As was His saying “I and the Father are one". It means united in nature, disposition, purpose. What else could He have meant?

It does not, can not, mean that Jesus was coterminous with the Second Person of the Undivided Trinity, the Godhead substance, that the latter Person completely collapsed, once in all infinite eternity of nature, to a Spirit spermatozoon.

I’m happy with Quelle, the Source, and I’m happy with the synoptics and all starting in the 60s, before the fall of Jerusalem and ending after. Unless Jesus’ Olivet prophecy, unknown to Paul and the earliest Church, actually was real. It may have been true and they didn’t write about it until after its fulfilment of course. But the rational explanation is it is what it looks like. Someone made it up after 70 AD. Because it would be extremely odd that someone only remembered in 60-65 that He said it in 31 and it all happened almost immediately in historical terms after they just remembered in time for it to be prophetic. It’s more likely they remembered after it happened. And even more that someone made it up. In good will. With the very best of cognitively biased conspired intentions.

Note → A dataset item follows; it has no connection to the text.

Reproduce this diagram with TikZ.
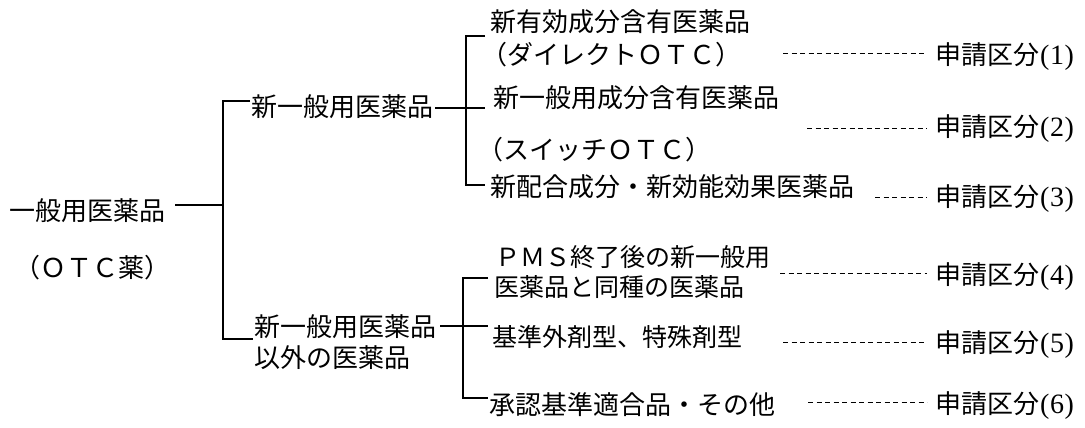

The fact of the Church up and running in the 30s is the most significant.

That’s a good thing.

You are welcome, KateKnut…You might also enjoy–along the same lines --The Sage from Galilee by David Flusser…and even more The Jewish Gospels by Daniel Boyarin. The latter is a conservative or orthodox rabbi/professor in the Berkeley , CA area (the former book was published in Jerusalem)…also maybe The Misunderstood Jew by Amy-Jill Levine. She is a Jewish New Testament professor at a university in Tennessee —great background, interesting speaker as well as writer.
None of these three is Messianic --althought Boyarin goes out of his way to be complementary (“I am sure he was a remarkable person”)…and all have great insights! I could name more, but all for now. Happy reading!